__PROBLEM DETAILS__. Every line of the listing must be reproduced as it stands. Leave the images behind.
++++
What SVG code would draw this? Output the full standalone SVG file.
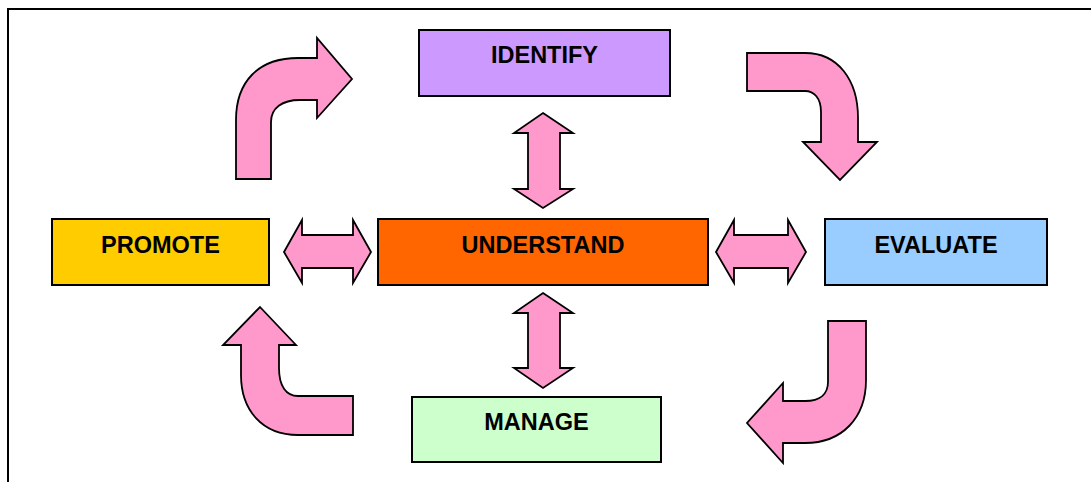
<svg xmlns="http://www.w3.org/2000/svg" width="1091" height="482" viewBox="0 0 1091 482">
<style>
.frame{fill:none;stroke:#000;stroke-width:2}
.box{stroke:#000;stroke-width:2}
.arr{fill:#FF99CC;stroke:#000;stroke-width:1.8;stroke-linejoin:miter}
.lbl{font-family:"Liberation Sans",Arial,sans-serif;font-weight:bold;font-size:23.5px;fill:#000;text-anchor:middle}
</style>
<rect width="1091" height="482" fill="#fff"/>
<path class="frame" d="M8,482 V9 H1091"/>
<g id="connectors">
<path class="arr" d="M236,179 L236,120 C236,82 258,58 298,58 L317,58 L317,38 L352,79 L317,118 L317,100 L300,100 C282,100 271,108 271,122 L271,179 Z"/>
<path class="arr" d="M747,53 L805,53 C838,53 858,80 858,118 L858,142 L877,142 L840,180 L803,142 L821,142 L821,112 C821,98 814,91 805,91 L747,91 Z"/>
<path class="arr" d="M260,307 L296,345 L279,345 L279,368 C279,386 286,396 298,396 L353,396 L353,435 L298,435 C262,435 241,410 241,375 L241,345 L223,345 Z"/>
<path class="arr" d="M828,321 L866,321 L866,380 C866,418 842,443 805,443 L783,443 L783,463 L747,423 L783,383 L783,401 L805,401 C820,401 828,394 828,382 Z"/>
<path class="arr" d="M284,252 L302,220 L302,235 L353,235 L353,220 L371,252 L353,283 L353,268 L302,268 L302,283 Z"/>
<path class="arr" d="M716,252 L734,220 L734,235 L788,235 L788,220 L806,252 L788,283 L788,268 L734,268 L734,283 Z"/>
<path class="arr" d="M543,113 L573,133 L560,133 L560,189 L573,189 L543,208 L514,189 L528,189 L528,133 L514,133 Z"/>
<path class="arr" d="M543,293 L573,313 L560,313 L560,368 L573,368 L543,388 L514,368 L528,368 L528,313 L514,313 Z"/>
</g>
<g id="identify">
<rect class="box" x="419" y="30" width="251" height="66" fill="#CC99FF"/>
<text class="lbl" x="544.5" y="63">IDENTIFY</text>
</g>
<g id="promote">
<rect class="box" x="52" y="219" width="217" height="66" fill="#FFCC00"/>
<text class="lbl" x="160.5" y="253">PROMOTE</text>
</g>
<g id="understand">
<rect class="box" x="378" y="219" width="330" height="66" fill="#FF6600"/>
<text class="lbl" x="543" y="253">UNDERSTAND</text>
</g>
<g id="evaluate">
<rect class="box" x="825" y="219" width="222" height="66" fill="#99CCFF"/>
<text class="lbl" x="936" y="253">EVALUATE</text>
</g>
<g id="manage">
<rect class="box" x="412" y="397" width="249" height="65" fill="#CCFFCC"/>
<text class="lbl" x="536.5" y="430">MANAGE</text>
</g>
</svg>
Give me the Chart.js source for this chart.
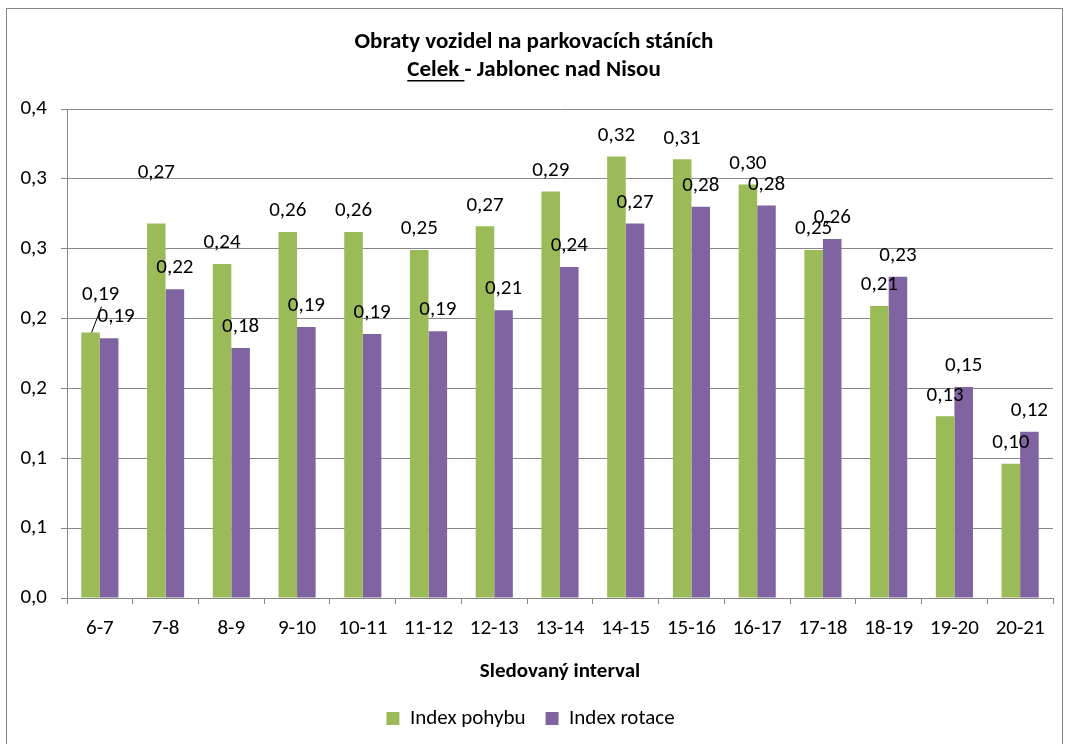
++++
__THE ANSWER__.
What SVG code would draw this? Output the full standalone SVG file.
<svg xmlns="http://www.w3.org/2000/svg" width="1091" height="482" viewBox="0 0 1091 482">
<style>
.frame{fill:none;stroke:#000;stroke-width:2}
.box{stroke:#000;stroke-width:2}
.arr{fill:#FF99CC;stroke:#000;stroke-width:1.8;stroke-linejoin:miter}
.lbl{font-family:"Liberation Sans",Arial,sans-serif;font-weight:bold;font-size:23.5px;fill:#000;text-anchor:middle}
</style>
<rect width="1091" height="482" fill="#fff"/>
<path class="frame" d="M8,482 V9 H1091"/>
<g id="connectors">
<path class="arr" d="M236,179 L236,120 C236,82 258,58 298,58 L317,58 L317,38 L352,79 L317,118 L317,100 L300,100 C282,100 271,108 271,122 L271,179 Z"/>
<path class="arr" d="M747,53 L805,53 C838,53 858,80 858,118 L858,142 L877,142 L840,180 L803,142 L821,142 L821,112 C821,98 814,91 805,91 L747,91 Z"/>
<path class="arr" d="M260,307 L296,345 L279,345 L279,368 C279,386 286,396 298,396 L353,396 L353,435 L298,435 C262,435 241,410 241,375 L241,345 L223,345 Z"/>
<path class="arr" d="M828,321 L866,321 L866,380 C866,418 842,443 805,443 L783,443 L783,463 L747,423 L783,383 L783,401 L805,401 C820,401 828,394 828,382 Z"/>
<path class="arr" d="M284,252 L302,220 L302,235 L353,235 L353,220 L371,252 L353,283 L353,268 L302,268 L302,283 Z"/>
<path class="arr" d="M716,252 L734,220 L734,235 L788,235 L788,220 L806,252 L788,283 L788,268 L734,268 L734,283 Z"/>
<path class="arr" d="M543,113 L573,133 L560,133 L560,189 L573,189 L543,208 L514,189 L528,189 L528,133 L514,133 Z"/>
<path class="arr" d="M543,293 L573,313 L560,313 L560,368 L573,368 L543,388 L514,368 L528,368 L528,313 L514,313 Z"/>
</g>
<g id="identify">
<rect class="box" x="419" y="30" width="251" height="66" fill="#CC99FF"/>
<text class="lbl" x="544.5" y="63">IDENTIFY</text>
</g>
<g id="promote">
<rect class="box" x="52" y="219" width="217" height="66" fill="#FFCC00"/>
<text class="lbl" x="160.5" y="253">PROMOTE</text>
</g>
<g id="understand">
<rect class="box" x="378" y="219" width="330" height="66" fill="#FF6600"/>
<text class="lbl" x="543" y="253">UNDERSTAND</text>
</g>
<g id="evaluate">
<rect class="box" x="825" y="219" width="222" height="66" fill="#99CCFF"/>
<text class="lbl" x="936" y="253">EVALUATE</text>
</g>
<g id="manage">
<rect class="box" x="412" y="397" width="249" height="65" fill="#CCFFCC"/>
<text class="lbl" x="536.5" y="430">MANAGE</text>
</g>
</svg>
Give me the Chart.js source for this chart.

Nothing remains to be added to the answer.